China is creating its own sci-fi franchise
As Chinese financing
flows into Hollywood movies, China’s own fast-growing film industry wants to try its hand at building a sci-fi franchise of its own.
Chinese film studios have
wrapped up production of
The Three-Body Problem, an adaptation of a popular sci-fi novel about an alien invasion that takes place during the Cultural Revolution. The three-part series that it’s the first part of has sold more than a million copies in China—unusually high popularity for the genre in China. In November 2014, the first book was translated into English and
published in the United States by Tor Books.
The film will be the first of a five-part series co-produced by Alibaba Pictures and Yoozoo pictures, both relatively new players in China’s film industry. Each feature is reported to have a budget of 200 million yuan (about US$32 million), and the first feature is to hit theaters in July 2016.

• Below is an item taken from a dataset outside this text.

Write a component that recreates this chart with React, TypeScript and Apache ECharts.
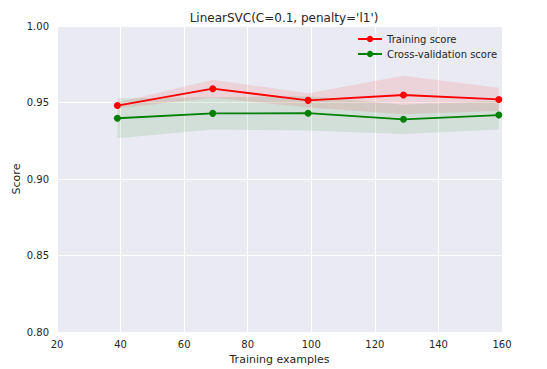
import React, { useEffect, useRef } from "react";
import * as echarts from "echarts";

const trainSizes = [39, 69, 99, 129, 159];
const trainMean = [0.948, 0.959, 0.9514, 0.9549, 0.952];
const trainStd = [0.002, 0.0059, 0.0046, 0.0126, 0.0076];
const cvMean = [0.9397, 0.9429, 0.943, 0.939, 0.9418];
const cvStd = [0.013, 0.0105, 0.0113, 0.0096, 0.0094];
const yTicks = [0.8, 0.85, 0.9, 0.95, 1.0];

const FONT = "DejaVu Sans";
const TXT = "#262626";

function bandSeries(mean: number[], std: number[], color: string) {
  const data = trainSizes.map((x, i) => [x, mean[i] - std[i], mean[i] + std[i]]);
  return {
    type: "custom",
    silent: true,
    z: 1,
    data,
    encode: { x: 0, y: [1, 2] },
    renderItem: (params: any, api: any) => {
      if (params.dataIndex !== 0) return null;
      const upper = data.map((d) => api.coord([d[0], d[2]]));
      const lower = data.map((d) => api.coord([d[0], d[1]])).reverse();
      return {
        type: "polygon",
        shape: { points: upper.concat(lower) },
        style: { fill: color },
      };
    },
  };
}

export default function App() {
  const ref = useRef<HTMLDivElement>(null);
  useEffect(() => {
    document.body.style.margin = "0";
    const chart = echarts.init(ref.current!, null, { renderer: "svg" });
    const pts = (m: number[]) => trainSizes.map((x, i) => [x, m[i]]);
    chart.setOption({
      animation: false,
      backgroundColor: "#ffffff",
      textStyle: { fontFamily: FONT },
      title: {
        text: "LinearSVC(C=0.1, penalty='l1')",
        left: 279,
        textAlign: "center",
        top: 7,
        textStyle: { fontFamily: FONT, fontSize: 12, fontWeight: "normal", color: TXT },
      },
      legend: {
        orient: "vertical",
        left: 352,
        top: 29,
        itemWidth: 24,
        itemHeight: 8,
        itemGap: 5,
        data: ["Training score", "Cross-validation score"],
        textStyle: { fontFamily: FONT, fontSize: 10, color: TXT },
      },
      graphic: [
        {
          type: "text",
          x: 16,
          y: 179,
          rotation: Math.PI / 2,
          style: {
            text: "Score",
            fontFamily: FONT,
            fontSize: 11,
            fill: TXT,
            align: "center",
            verticalAlign: "middle",
          },
        },
      ],
      grid: {
        left: 57, right: 45, top: 26, bottom: 37,
        backgroundColor: "#EAEAF2", show: true, borderWidth: 0,
        containLabel: false, outerBoundsMode: "none",
      },
      xAxis: {
        type: "value",
        min: 20,
        max: 160,
        interval: 20,
        name: "Training examples",
        nameLocation: "middle",
        nameGap: 22,
        nameTextStyle: { fontFamily: FONT, fontSize: 11, color: TXT },
        axisLine: { show: false },
        axisTick: { show: false },
        axisLabel: { fontFamily: FONT, fontSize: 10, color: TXT, margin: 7 },
        splitLine: { show: true, lineStyle: { color: "#ffffff", width: 1 } },
      },
      yAxis: {
        type: "value",
        min: yTicks[0],
        max: yTicks[yTicks.length - 1],
        interval: 0.05,
        axisLine: { show: false },
        axisTick: { show: false },
        axisLabel: { fontFamily: FONT, fontSize: 10, color: TXT, margin: 8, formatter: (v: number) => v.toFixed(2) },
        splitLine: { show: true, lineStyle: { color: "#ffffff", width: 1 } },
      },
      series: [
        bandSeries(trainMean, trainStd, "rgba(255,0,0,0.1)"),
        bandSeries(cvMean, cvStd, "rgba(0,128,0,0.1)"),
        {
          name: "Training score", type: "line", data: pts(trainMean), symbol: "circle", symbolSize: 7,
          color: "#ff0000", lineStyle: { width: 1.8, color: "#ff0000" }, itemStyle: { color: "#ff0000" }, z: 3,
        },
        {
          name: "Cross-validation score", type: "line", data: pts(cvMean), symbol: "circle", symbolSize: 7,
          color: "#008000", lineStyle: { width: 1.8, color: "#008000" }, itemStyle: { color: "#008000" }, z: 3,
        },
      ],
    });
    return () => chart.dispose();
  }, []);
  return <div ref={ref} style={{ width: 547, height: 369 }} />;
}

China’s consumers have an appetite for foreign and domestic films alike. Six out of the ten highest-grossing films in China were from Hollywood, while the remainder were produced at home.
[Note: Monster Hunt is now second highest, surpassing Transformers]
What China’s film industry lacks is a very specific type of franchise—series that have a large narrative universe, and that rely heavily on special effects. Hollywood studios love these franchises because audiences prefer to see them in the theater rather than at home (which helps curb piracy), and they also come
packed with intellectual property that’s easy to license out.
The Three-Body Problem marks an early Chinese attempt to follow this model.
China’s domestic film industry remains an important part of the nation’s entertainment industry as a whole. Box office receipts hit $4.82 billion in 2014, and that figure will likely exceed the US by 2017. And with a quota of only 34 foreign films that can show in theaters each year (expected to
increase by 10 movies in 2017 for art-house and Oscar-winners), Chinese movies have some advantage.
Moreover, the industry has plenty of room to grow—America has 20 movie screens per resident, while China has less than five.
The Chinese government also sees film production as a key part of its bid to improve its image abroad. It is spending hundreds of millions of dollars annually to
fund film production, and even offers tax breaks for malls that
build movie theaters on their premises. Producing high-quality movies is seen as a way to enforce a sense of cultural pride, both at home and in other countries.
Of course, there’s a bit of a catch creatively. Xi Jinping and SAPRFT, which oversees China’s entertainment industry, provide financial incentives and lip service to the film industry. But the government expects studios to produce films that play up Chinese culture. Judging by
comments from director Zhang Panpan, the
The Three-Body Problem will likely contain a whiff of the Chinese politics and history.
“I wish to present the book’s Chinese characteristics, especially our unique world views and life philosophies inherited from thousands of years of history,” the filmmaker told Xinhua.
While
The Three-Body Problem might please industry bigwigs and Chinese audiences, not everyone is so excited. After pictures of the shoot hit domestic Chinese media, fans of the book expressed distress at how corny the sets looked. Some expressed skepticism that China’s film industry could pull off a straight-faced sci-fi epic with the same skill as Hollywood.
“If the alien species looks like a cosplay version of Lilo and Stitch, I’m gonna go sue Disney,”
wrote one commenter on social media.